The Barrier is only 57 pages long and the pages are small but the thoughts are large. As I view all the problems of the world I get a little nervous. How much control can I have over issues such as global climate change?
I try to keep my wits about me, looking for and working towards solutions. Corporate governance is the right field for me because it seems to tackle not the symptoms, where most are focused, but the core issues that create many of the problems of externalized cost and socially constructed systems that have become reified into zombie-like institutions.

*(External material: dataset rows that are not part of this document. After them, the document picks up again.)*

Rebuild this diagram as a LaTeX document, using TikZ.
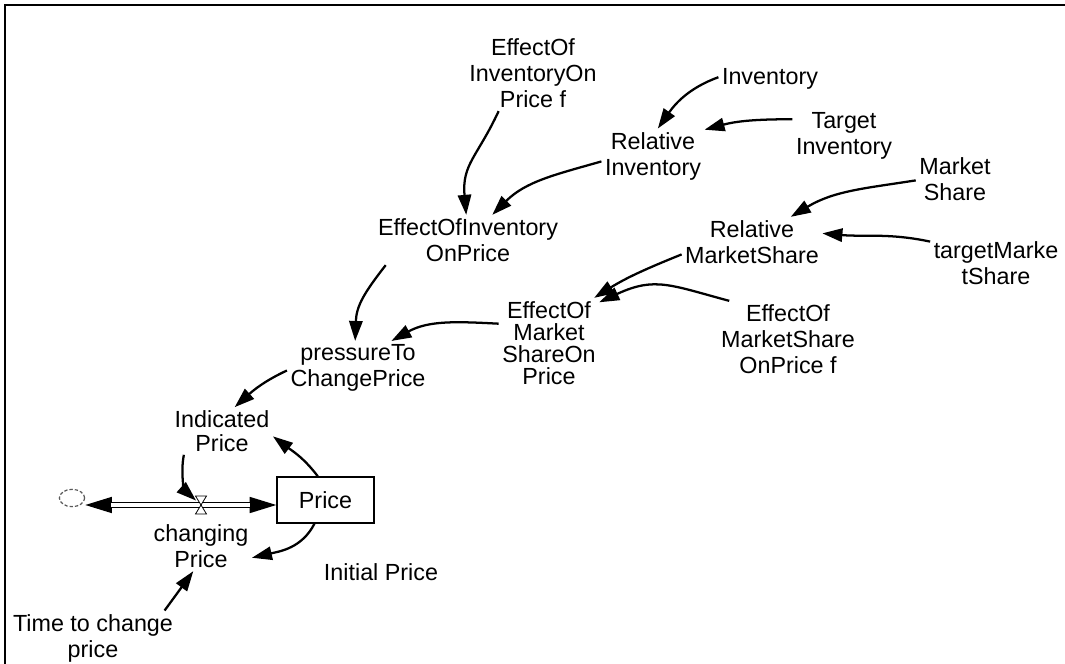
\documentclass[tikz,border=0pt]{standalone}
\usepackage{fontspec}
\setmainfont{Liberation Sans}
\usetikzlibrary{arrows.meta,shapes.geometric}
\newcommand\dgfont{\fontsize{17.5pt}{19.5pt}\selectfont}
\newcommand\dgfonttight{\fontsize{17.5pt}{16.5pt}\selectfont}
\newcommand\dgfontmid{\fontsize{17.5pt}{17.5pt}\selectfont}
\tikzset{
  txt/.style={align=center, inner sep=2.5pt, font=\dgfont},
  tighttxt/.style={txt, font=\dgfonttight},
  midtxt/.style={txt, font=\dgfontmid},
  stock/.style={draw, line width=1pt, minimum width=72.75pt, minimum height=34.5pt, inner sep=0pt, font=\dgfont},
  cloudshape/.style={ellipse, draw=black!65, dashed, dash pattern=on 2.5pt off 1.5pt, line width=0.9pt, minimum width=19pt, minimum height=13pt, inner sep=0pt},
  link/.style={line width=1.7pt, -{Triangle[length=15pt,width=10pt]}},
  pipehead/.style={line width=1.2pt, -{Triangle[length=20pt,width=12pt]}},
  pipe/.style={line width=1.2pt, double=white, double distance=2.5pt},
  frame/.style={line width=1.6pt}
}
\begin{document}
\begin{tikzpicture}[x=0.75pt,y=0.75pt]
\useasboundingbox (0,0) rectangle (1065,-664);
\draw[frame] (5,-664) -- (5,-5) -- (1065,-5);

\node[txt] (effinvf) at (533,-73) {EffectOf\\InventoryOn\\Price f};
\node[txt] (inv) at (770,-79) {Inventory};
\node[txt] (relinv) at (653,-156) {Relative\\Inventory};
\node[txt] (tinv) at (844,-136) {Target\\Inventory};
\node[txt] (mshare) at (955,-179) {Market\\Share};
\node[txt] (relms) at (752,-242) {Relative\\MarketShare};
\node[txt] (tms) at (996,-263) {targetMarke\\tShare};
\node[txt] (effinv) at (468,-240) {EffectOfInventory\\OnPrice};
\node[tighttxt] (effms) at (549,-343) {EffectOf\\Market\\ShareOn\\Price};
\node[txt] (effmsf) at (788,-339) {EffectOf\\MarketShare\\OnPrice f};
\node[txt] (pressure) at (358,-368) {pressureTo\\ChangePrice};
\node[midtxt] (indicated) at (222,-431) {Indicated\\Price};
\node[stock] (price) at (325.5,-500) {Price};
\coordinate (valve) at (201,-505);
\node[cloudshape] (cloud) at (72,-498) {};
\node[txt] (changing) at (201,-546) {changing\\Price};
\node[txt] (initial) at (381,-572) {Initial Price};
\node[txt] (time) at (93,-638) {Time to change\\price};

% flow pipe
\draw[pipehead] (valve) -- (cloud.east |- valve);
\draw[pipehead] (valve) -- (price.west |- valve);
\draw[pipe, shorten <=19.5pt, shorten >=19.5pt] (cloud.east |- valve) -- (price.west |- valve);
\draw[line width=0.6pt, fill=white] (valve) -- ++(-5.5,9) -- ++(11,0) -- cycle;
\draw[line width=0.6pt, fill=white] (valve) -- ++(-5.5,-9) -- ++(11,0) -- cycle;

% links
\draw[link] (effinvf.-132) to[out=-115,in=95,looseness=1.2] (effinv.94);
\draw[link] (inv.178) to[out=200,in=55] (relinv.80);
\draw[link] (tinv.162) to[out=180,in=15] (relinv.27);
\draw[link] (relinv.186) to[out=196,in=45] (effinv.46);
\draw[link] (mshare.182) to[out=189,in=31] (relms.33);
\draw[link] (tms.162) to[out=168,in=-5] (relms.7);
\draw[link] (relms.190) to[out=202,in=32] (effms.45);
\draw[link] (effmsf.147) to[out=165,in=25,looseness=1.2] (effms.39);
\draw[link] (effinv.197) to[out=232,in=88,looseness=1.1] (pressure.96);
\draw[link] (effms.159) to[out=177,in=29] (pressure.39);
\draw[link] (pressure.182) to[out=205,in=42] (indicated.62);
\draw[link] (price.108) to[out=127,in=-37] (indicated.-6);
\draw[link, shorten >=5pt] (indicated.212) to[out=259,in=138] (valve);
\draw[link] (price.245) to[out=243,in=13] (changing.-13);
\draw[link] (time.21) -- (changing.253);
\end{tikzpicture}
\end{document}
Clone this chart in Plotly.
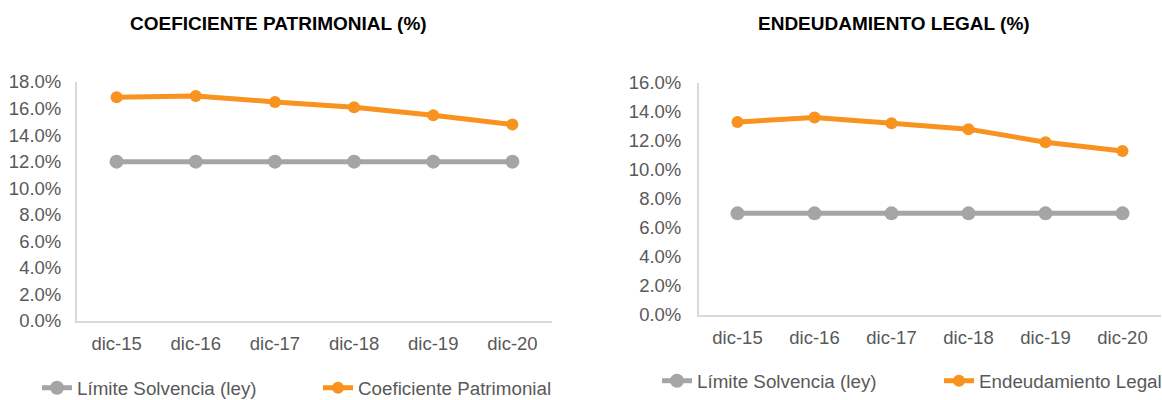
import plotly.graph_objects as go

# Periods shown on both charts
periodos = ["dic-15", "dic-16", "dic-17", "dic-18", "dic-19", "dic-20"]

# Coeficiente patrimonial (fraction) and its legal floor
limite_patrimonial = [0.12, 0.12, 0.12, 0.12, 0.12, 0.12]
coef_patrimonial = [0.1685, 0.1695, 0.165, 0.161, 0.155, 0.148]

# Endeudamiento legal (fraction) and its legal floor
limite_endeudamiento = [0.07, 0.07, 0.07, 0.07, 0.07, 0.07]
endeudamiento_legal = [0.133, 0.136, 0.132, 0.128, 0.119, 0.113]

ytick_izq = [i / 100 for i in range(0, 20, 2)]
ytick_der = [i / 100 for i in range(0, 18, 2)]

GRIS = "#A5A5A5"
NARANJA = "#F7931E"
TEXTO = "#595959"
EJE = "#D9D9D9"
FUENTE = "Liberation Sans, Arial, sans-serif"

W, H = 1162, 400

fig = go.Figure()


def serie(x, y, nombre, color, msize, xa, ya, legend):
    fig.add_trace(go.Scatter(
        x=x, y=y, name=nombre, mode="lines+markers",
        line=dict(color=color, width=5),
        marker=dict(color=color, size=msize),
        xaxis=xa, yaxis=ya, legend=legend,
    ))


serie(periodos, limite_patrimonial, "Límite Solvencia (ley)", GRIS, 14, "x", "y", "legend")
serie(periodos, coef_patrimonial, "Coeficiente Patrimonial", NARANJA, 12, "x", "y", "legend")
serie(periodos, limite_endeudamiento, "Límite Solvencia (ley)", GRIS, 14, "x2", "y2", "legend2")
serie(periodos, endeudamiento_legal, "Endeudamiento Legal", NARANJA, 12, "x2", "y2", "legend2")


def xeje(dom, anchor):
    return dict(
        domain=dom, anchor=anchor, type="category", range=[-0.5, 5.5],
        showline=True, linecolor=EJE, linewidth=2, showgrid=False,
        ticks="", tickfont=dict(size=18.5, color=TEXTO, family=FUENTE),
        ticklabelstandoff=5, zeroline=False, fixedrange=True,
        automargin=False,
    )


def yeje(dom, anchor, rng, vals, standoff):
    return dict(
        domain=dom, anchor=anchor, range=rng, tickvals=vals,
        tickformat=".1%", showline=True, linecolor=EJE, linewidth=2,
        showgrid=False, zeroline=False, ticks="",
        tickfont=dict(size=18.5, color=TEXTO, family=FUENTE),
        ticklabelstandoff=standoff, fixedrange=True, automargin=False,
    )


leyenda_base = dict(
    orientation="h", xanchor="left", yanchor="middle",
    font=dict(size=18.8, color=TEXTO, family=FUENTE),
    bgcolor="rgba(0,0,0,0)", itemclick=False, itemdoubleclick=False,
    traceorder="normal",
)

fig.update_layout(
    width=W, height=H,
    margin=dict(l=0, r=0, t=0, b=0, autoexpand=False),
    paper_bgcolor="white", plot_bgcolor="white",
    font=dict(family=FUENTE, color=TEXTO),
    xaxis=xeje([77 / W, 552 / W], "y"),
    yaxis=yeje([79 / H, 318 / H], "x", [0, 0.18], ytick_izq, 10),
    xaxis2=xeje([699 / W, 1161 / W], "y2"),
    yaxis2=yeje([85 / H, 317.3 / H], "x2", [0, 0.16], ytick_der, 12),
    legend=dict(leyenda_base, x=37 / W, y=12 / H, entrywidth=236),
    legend2=dict(leyenda_base, x=657 / W, y=19 / H, entrywidth=237),
    annotations=[
        dict(text="<b>COEFICIENTE PATRIMONIAL (%)</b>", x=278 / W, y=1 - 23 / H,
             xref="paper", yref="paper", xanchor="center", yanchor="middle",
             showarrow=False, font=dict(size=19, color="black", family=FUENTE)),
        dict(text="<b>ENDEUDAMIENTO LEGAL (%)</b>", x=894 / W, y=1 - 23 / H,
             xref="paper", yref="paper", xanchor="center", yanchor="middle",
             showarrow=False, font=dict(size=19, color="black", family=FUENTE)),
    ],
)

fig.write_html("out.html")
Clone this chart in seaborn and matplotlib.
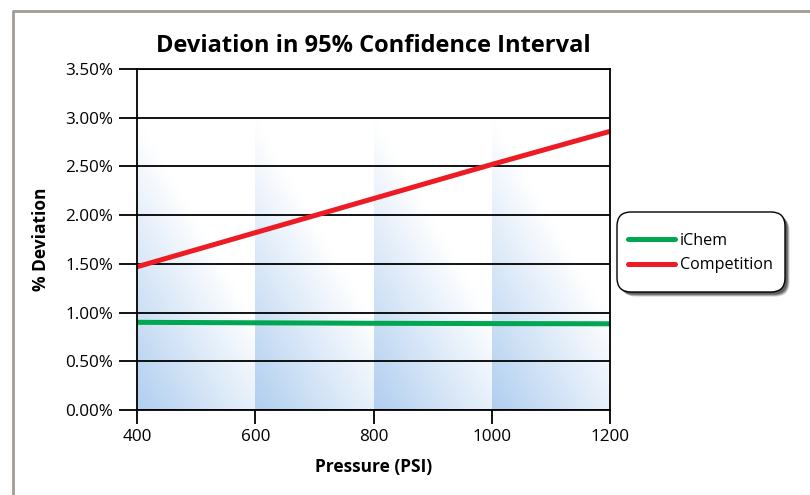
import numpy as np
import pandas as pd
import matplotlib
matplotlib.use("Agg")
import matplotlib.pyplot as plt
import seaborn as sns
from matplotlib.lines import Line2D
from matplotlib.patches import FancyBboxPatch

# Data (percent deviation vs pressure)
pressure = [400, 600, 800, 1000, 1200]
ichem = [0.90, 0.895, 0.89, 0.887, 0.885]
competition = [1.47, 1.82, 2.17, 2.52, 2.86]
series_names = ["iChem", "Competition"]
y_ticks = [0, 0.5, 1.0, 1.5, 2.0, 2.5, 3.0, 3.5]
x_ticks = [400, 600, 800, 1000, 1200]

df = pd.DataFrame({
    "Pressure": pressure * 2,
    "Deviation": ichem + competition,
    "Series": [series_names[0]] * len(pressure) + [series_names[1]] * len(pressure),
})

sns.set_theme(style="white")
plt.rcParams['font.family'] = ['Open Sans', 'DejaVu Sans']
plt.rcParams.update({"text.color": "black", "axes.labelcolor": "black",
                     "xtick.color": "black", "ytick.color": "black"})

fig = plt.figure(figsize=(8.1, 4.95), dpi=100)
ax = fig.add_axes([137/810, 1 - 410/495, (610-137)/810, (410-69)/495])

# gradient bands behind the plot (blue bottom-left fading to white top-right)
blue = np.array([0.69, 0.81, 0.94])
xs = np.linspace(0, 1, 150)
ys = np.linspace(0, 1, 150)
XX, YY = np.meshgrid(xs, ys)
v = np.clip(1 - 0.7 * XX - 1.0 * YY, 0, 1)
img = np.ones((150, 150, 3)) * (1 - v[..., None]) + blue * v[..., None]
for x0 in x_ticks[:-1]:
    ax.imshow(img, extent=(x0, x0 + 200, 0, 3.0), origin="lower",
              aspect="auto", zorder=0, interpolation="bilinear")

sns.lineplot(data=df, x="Pressure", y="Deviation", hue="Series",
             palette={"iChem": "#00a651", "Competition": "#ed1c24"},
             linewidth=3.6, ax=ax, zorder=3)

ax.set_xlim(400, 1200)
ax.set_ylim(0, 3.5)
ax.set_xticks(x_ticks)
ax.set_yticks(y_ticks)
ax.set_yticklabels([f"{t:.2f}%" for t in y_ticks])
for t in y_ticks:
    ax.axhline(t, color="black", lw=1.3, zorder=2)
for s in ax.spines.values():
    s.set_color("black")
    s.set_linewidth(1.3)
    s.set_zorder(4)
ax.tick_params(axis="both", which="major", direction="out", length=10,
               width=1.3, color="black", labelsize=12.3, pad=4,
               bottom=True, left=True)
ax.tick_params(axis="y", length=13)

ax.set_title("Deviation in 95% Confidence Interval", fontsize=17,
             fontweight="bold", pad=12)
ax.set_xlabel("Pressure (PSI)", fontsize=12.5, fontweight="bold", labelpad=9)
ax.set_ylabel("% Deviation", fontsize=12.5, fontweight="bold", labelpad=11)

# legend entries without frame, rounded box drawn separately
leg = ax.legend(title=None, loc="center left",
                bbox_to_anchor=(628/810, 1 - 253/495),
                bbox_transform=fig.transFigure, borderaxespad=0, borderpad=0,
                frameon=False, fontsize=11.6, handlelength=2.92,
                labelspacing=0.55, handletextpad=0.31)
for h in leg.get_lines():
    h.set_linewidth(3.6)

# box + soft shadow (offset copies)
for off, a in [(0.045, 0.25), (0.035, 0.45), (0.025, 0.6)]:
    ax.add_artist(FancyBboxPatch((6.17 + off, 2.03 - off), 1.68, 0.80,
                                 boxstyle="round,pad=0,rounding_size=0.14",
                                 transform=fig.dpi_scale_trans,
                                 facecolor="0.25", edgecolor="none", alpha=a,
                                 clip_on=False, zorder=4.5))
ax.add_artist(FancyBboxPatch((6.17, 2.03), 1.68, 0.80,
                             boxstyle="round,pad=0,rounding_size=0.14",
                             transform=fig.dpi_scale_trans, facecolor="white",
                             edgecolor="black", linewidth=1.0, clip_on=False,
                             zorder=4.6))

# outer frame (top and left)
fx = 13/810
fy = 1 - 11/495
fig.add_artist(Line2D([fx, fx, 1], [0, fy, fy], transform=fig.transFigure,
                      color="#a39a96", lw=2))

fig.savefig("out.png", dpi=100)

In contrast, Erin Ryan plunges forward into nightmares that most of us would rather not enter. I hope she has taken up qigong or some other systematic exercises to fortify the body as she explores the torments that surround. Her three brief tales have something of myth and fairy tale about them. My favorite, The Fulfillment, even involves the “Society for the Preservation of Mythology.”
The Barrier reminds me of Marianne’s Hirsch’s The Generation of Postmemory. Hirsch is concerned with the trans-generational transmission of traumatic knowledge of the Holocaust, so that hinge generations feel the events of their parents and grandparents as their own. Ryan’s stories are more about one generation passing on to the next their fear of a future apocalypse.
The Barrier also reminds me a little of Emily Dickinson’s The Inner World, which could be interpreted as being overwhelmed by the irrationality of the unconscious or more simply as being buried alive. Like the unfinished ending of Dickinson’s poem, Ryan’s short stories also leave us wondering and perhaps gasping for air.